В объятиях его не было ничего или почти ничего чувственного, и Аллочка это остро ощущала. Еще она понимала, что если Трескин заговорит, то как бы ни складывались потом его отношения с архитекторшей, как бы ни воображал он себя влюбленным, можно ручаться, что никогда эта женщина не будет занимать его сердце целиком.
— Я как сестра, мне любопытно. Что тут такого?
— Постель? Как ты в нее залезешь, если не было никакой постели? — нерешительно отозвался Трескин. — Не было постели, так и не залезешь.
— Да? — в порядке поощрения удивилась Аллочка. Она тихонько высвободилась, шеф не удерживал. — Что же так? Теснее должны быть контакты, теснее! Самые тесные!

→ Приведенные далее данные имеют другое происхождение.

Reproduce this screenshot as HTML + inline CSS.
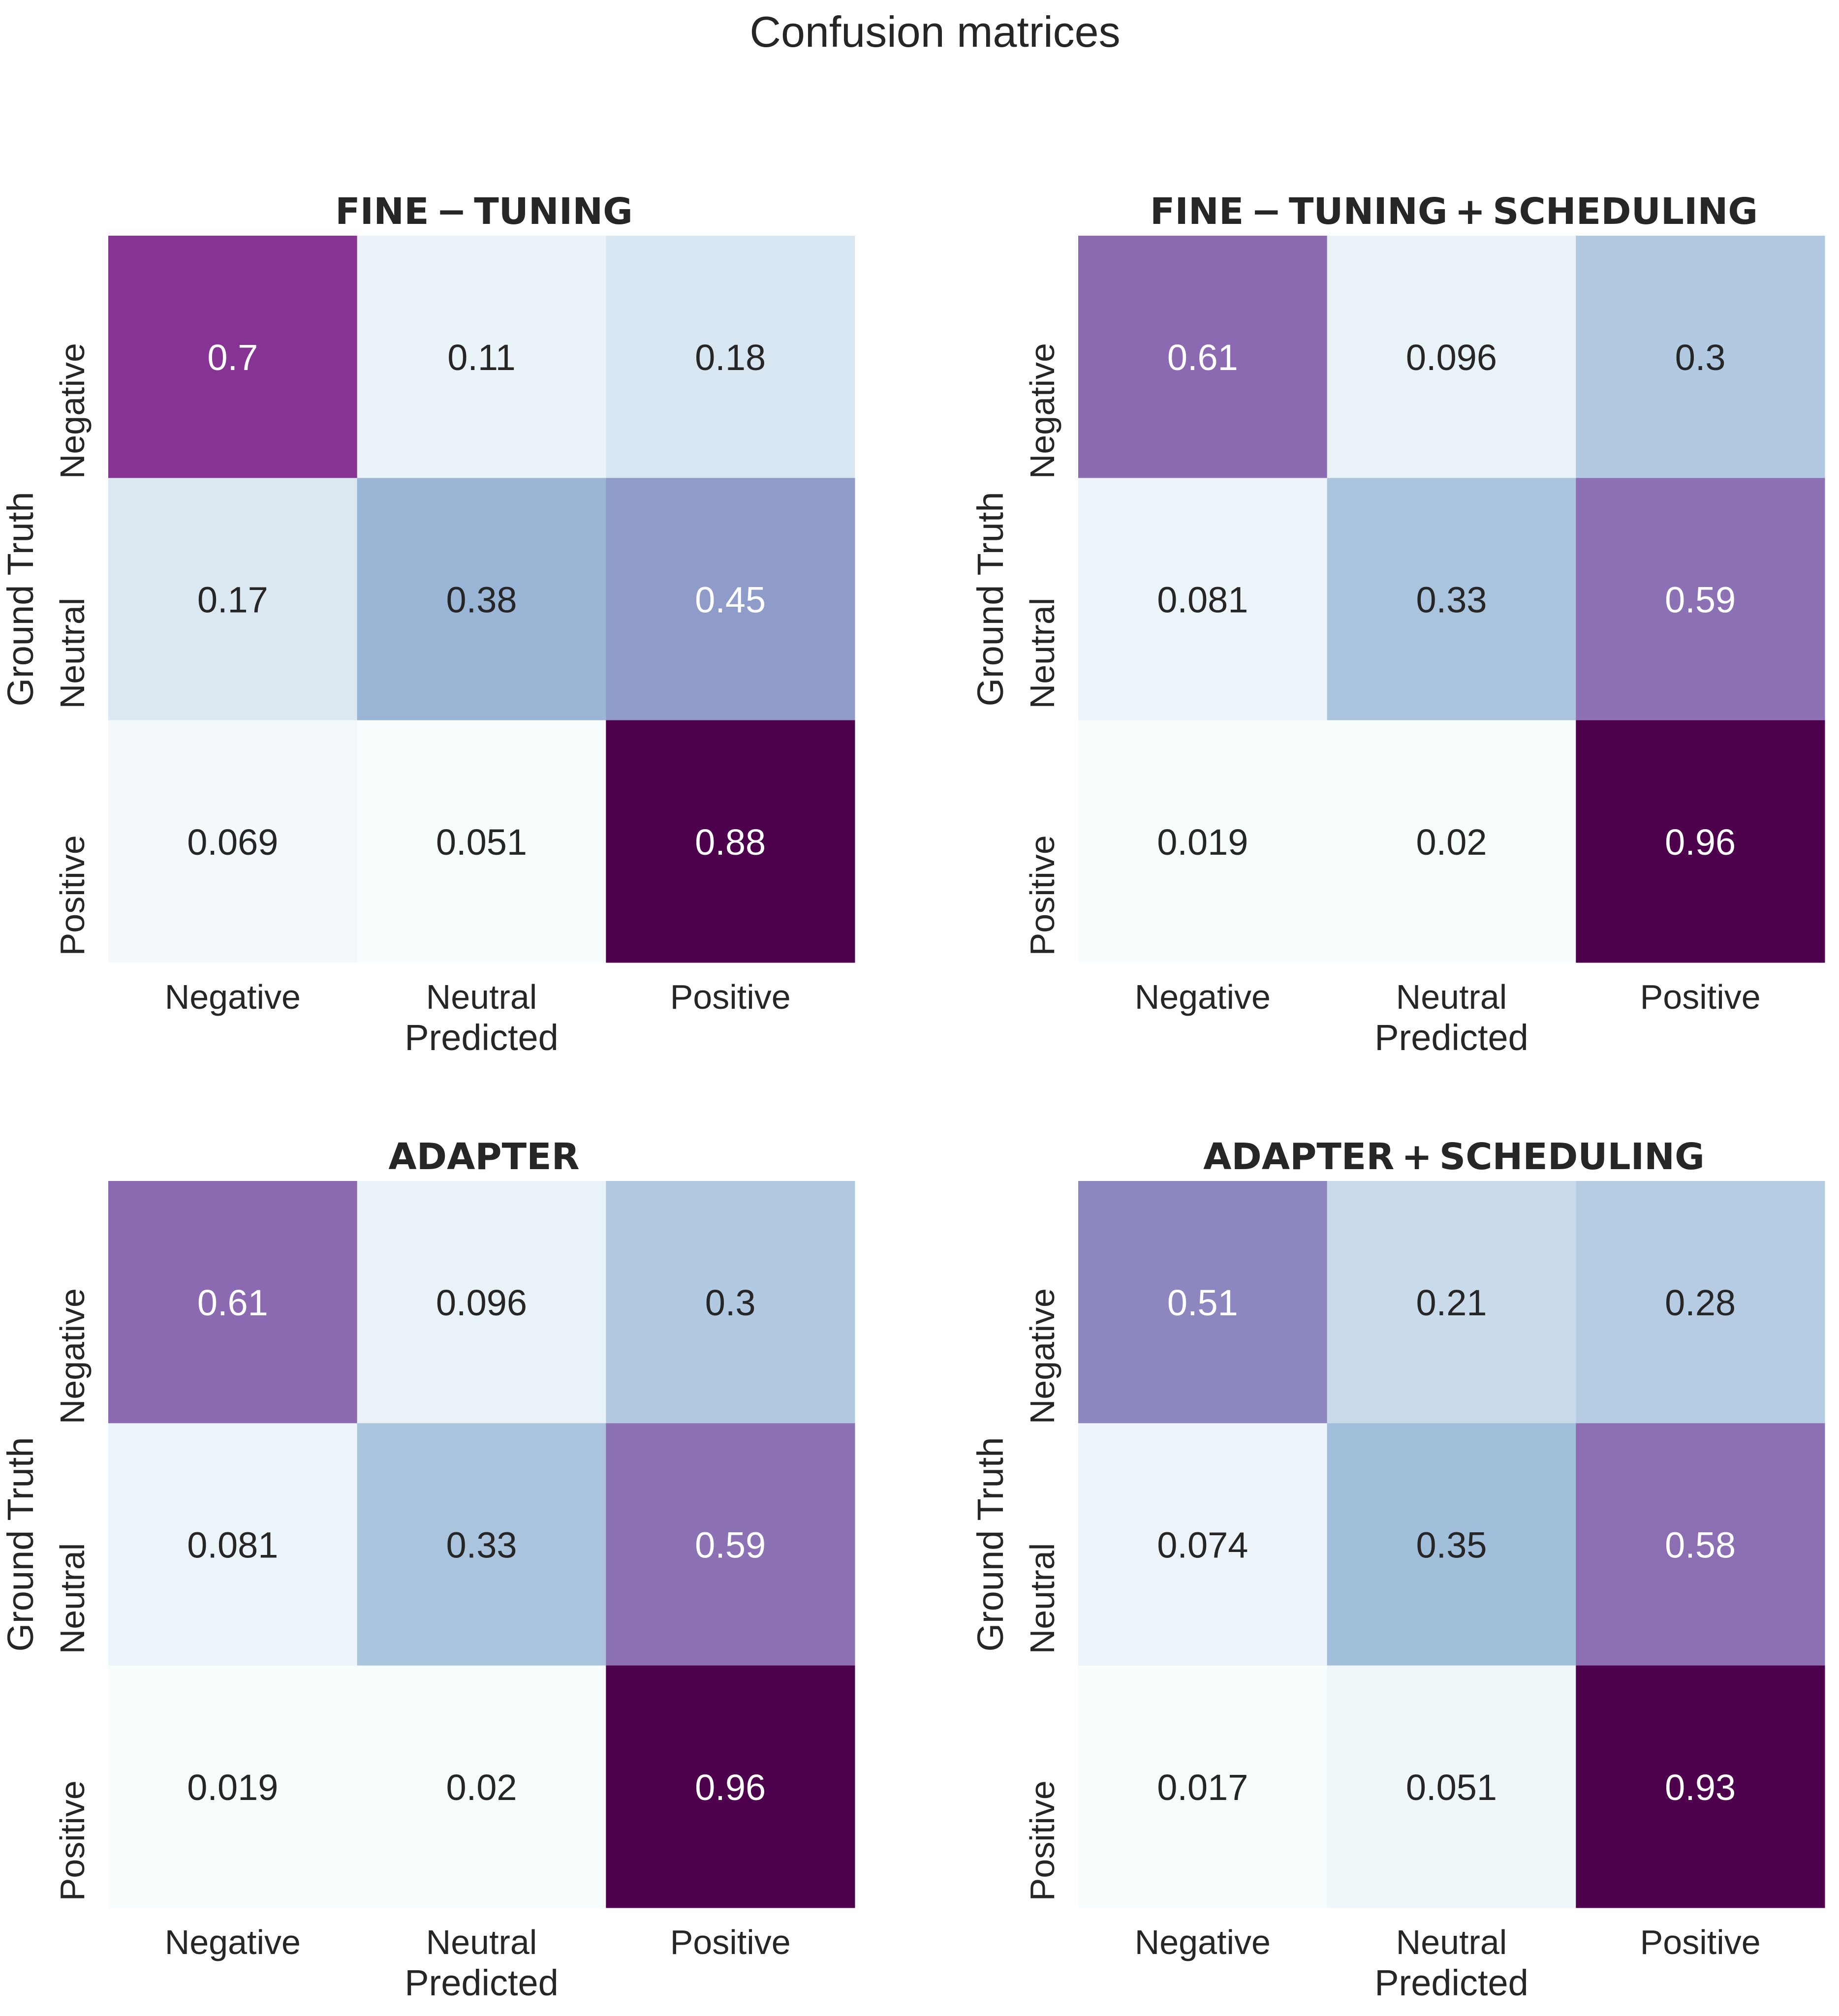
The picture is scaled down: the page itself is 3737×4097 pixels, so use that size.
<!DOCTYPE html>
<html><head><meta charset="utf-8"><style>
html,body{margin:0;padding:0;background:#fff;}
svg{display:block;}
</style></head><body>
<svg id="fig" width="3737" height="4097" xmlns="http://www.w3.org/2000/svg">
<rect width="3737" height="4097" fill="#ffffff"/>
<text x="1900" y="95" text-anchor="middle" font-family="Liberation Sans, sans-serif" font-size="88" fill="#262626">Confusion matrices</text>
</svg>
<script>
const classLabels = ["Negative","Neutral","Positive"];
const panelTitles = ["FINE\u2009\u2212\u2009TUNING","FINE\u2009\u2212\u2009TUNING\u2009+\u2009SCHEDULING","ADAPTER","ADAPTER\u2009+\u2009SCHEDULING"];
const valsFineTuning = [[0.7,0.11,0.18],[0.17,0.38,0.45],[0.069,0.051,0.88]];
const valsFineTuningSched = [[0.61,0.096,0.3],[0.081,0.33,0.59],[0.019,0.02,0.96]];
const valsAdapter = [[0.61,0.096,0.3],[0.081,0.33,0.59],[0.019,0.02,0.96]];
const valsAdapterSched = [[0.51,0.21,0.28],[0.074,0.35,0.58],[0.017,0.051,0.93]];
const allVals = [valsFineTuning, valsFineTuningSched, valsAdapter, valsAdapterSched];

const BUPU = ["#f7fcfd","#e0ecf4","#bfd3e6","#9ebcda","#8c96c6","#8c6bb1","#88419d","#810f7c","#4d004b"];
function hex2rgb(h){return [parseInt(h.substr(1,2),16),parseInt(h.substr(3,2),16),parseInt(h.substr(5,2),16)];}
function cmap(t){
  t=Math.max(0,Math.min(1,t));
  const p=t*(BUPU.length-1), i=Math.min(Math.floor(p),BUPU.length-2), f=p-i;
  const a=hex2rgb(BUPU[i]), b=hex2rgb(BUPU[i+1]);
  return a.map((v,k)=>Math.round(v+(b[k]-v)*f));
}
function lum(rgb){
  const c=rgb.map(v=>{v/=255;return v<=0.03928?v/12.92:Math.pow((v+0.055)/1.055,2.4);});
  return 0.2126*c[0]+0.7152*c[1]+0.0722*c[2];
}
const NS="http://www.w3.org/2000/svg";
const svg=document.getElementById('fig');
function mk(tag,attrs,parent){const e=document.createElementNS(NS,tag);for(const k in attrs)e.setAttribute(k,attrs[k]);(parent||svg).appendChild(e);return e;}

const panelX=[220,2191], panelY=[479,2400], W=1517, H=1477;
const FONT="Liberation Sans, sans-serif";
allVals.forEach((vals,pi)=>{
  const x0=panelX[pi%2], y0=panelY[Math.floor(pi/2)];
  const g=mk('g',{});
  
  
  const flat=vals.flat(); const vmin=Math.min(...flat), vmax=Math.max(...flat);
  const cw=W/classLabels.length, ch=H/classLabels.length;
  const xs=j=>x0+j*cw, ys=i=>y0+i*ch;
  vals.forEach((row,i)=>row.forEach((v,j)=>{
    const rgb=cmap((v-vmin)/(vmax-vmin));
    const r=mk('rect',{x:xs(j),y:ys(i),width:cw+0.5,height:ch+0.5,fill:'rgb('+rgb.join(',')+')'},g);
    
    
    const t=mk('text',{x:xs(j)+cw/2,y:ys(i)+ch/2+27,'text-anchor':'middle','font-family':FONT,'font-size':74,fill:lum(rgb)>0.408?'#262626':'#ffffff'},g);
    
    
    t.textContent=String(v);
  }));
  classLabels.forEach((lab,j)=>{
    const t=mk('text',{x:xs(j)+cw/2,y:y0+H+94,'text-anchor':'middle','font-family':FONT,'font-size':70,fill:'#262626'},g);
    
    
    t.textContent=lab;
    const cy=ys(j)+ch/2+110, cx=x0-49;
    const u=mk('text',{x:cx,y:cy,transform:'rotate(-90 '+cx+' '+cy+')','text-anchor':'middle','font-family':FONT,'font-size':70,fill:'#262626'},g);
    
    
    u.textContent=lab;
  });
  const xl=mk('text',{x:x0+W/2,y:y0+H+178,'text-anchor':'middle','font-family':FONT,'font-size':74,fill:'#262626'},g);
  
  
  xl.textContent='Predicted';
  const lx=x0-153, ly=y0+H/2;
  const yl=mk('text',{x:lx,y:ly,transform:'rotate(-90 '+lx+' '+ly+')','text-anchor':'middle','font-family':FONT,'font-size':74,fill:'#262626'},g);
  
  
  yl.textContent='Ground Truth';
  const tt=mk('text',{x:x0+W/2+5,y:y0-24,'text-anchor':'middle','font-family':'DejaVu Sans, sans-serif','font-weight':'bold','font-size':74,fill:'#262626'},g);
  
  
  tt.textContent=panelTitles[pi];
});
</script>
</body></html>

— Понимаешь, мартышка, — сказал Трескин, — я в дурацком, совершенно дурацком положении.
— Ой! — слабым голосом молвила Аллочка. Ее хватило только на это. Похожее на простой выдох «ой» исчерпало Аллочкины силы.
— Понимаешь, мартышка, — продолжал Трескин, не замечая Аллочкиной слабости, — я какой-то… растерянный. Мы оба какие-то обалделые! Три недели держимся за руки, как в детстве. И от одного прикосновения дрожь пробирает. Не слабо! Такое состояние… Наваждение. И я все время стою на цыпочках. Будто я весь какой-то придуманный…
— Ужасно, — сочувственно вставила Аллочка. Но Трескин — и в этом заключался действительный ужас! — ее не слышал. Он продолжал свое, как будто плыл в мягко обнявшей его реке.
— Это тяжело — на цыпочках. И здорово. Знаешь… это здорово. Вот как полет во сне. Устаешь… А все равно лететь тянет. Ты не летишь, а падаешь, твой полет — падение, цепляешь за верхушки деревьев, за провода на столбах, а все равно силишься… Через силу… И летишь. Весь напряженный, измученный… летишь… И уже немеют махать руки. Ты садишься на вершину высокого — все оно под тобой — дерева… Ветви усыпаны золотыми плодами.
Трескин замолчал с блуждающей, забытой улыбкой на губах. Но если бы глянул он тут на Аллочку — протрезвел бы, должно быть, тотчас. Лицо молодой женщины исказила черная мука.
— Ужасно, — выдавила она с трудом из себя.
— Вот как в детстве, — сказал он, не слушая.
— Детство всегда проходит, — возразила Аллочка.
— Она не говорит мне нет, а я все равно послушный, как ребенок. — Трескин улыбнулся неожиданно щедро. — Точно — ребенок!
— Когда женщина превращает мужчину в ребенка, — продолжала Аллочка, овладев собою, — это значит, что она умная женщина. Она знает, что делает, очень хорошо знает.
Аллочка заставила себя услышать. Трескин повернулся к ней с легким недоумением на лице, как человек, которого сбили с мысли, — свою потерял и в чужую проникнуть трудно.
— Она мне все позволяет, — сказал он.
— В трусы лазил? — с нарочитой грубостью спросила Аллочка. Трескин смолчал. — Все, Трескин, — это постель. В постель-то хочешь, а не настаивал. Точно она из тебя младенца сделала.
Трескин молчал, и молчание затягивалось.
— Письма где у тебя? — неожиданно спросила Аллочка.
Вопрос вместо того, чтобы удивить Трескина своей неожиданностью, почему-то его смутил. Он вынужден был признаться, что здесь, письма здесь. И что в письма он иногда заглядывает… Так… сам для себя. И хоть с Людой они о письмах не говорят — ни слова, — испытывает он потребность кое-что иногда перечитать.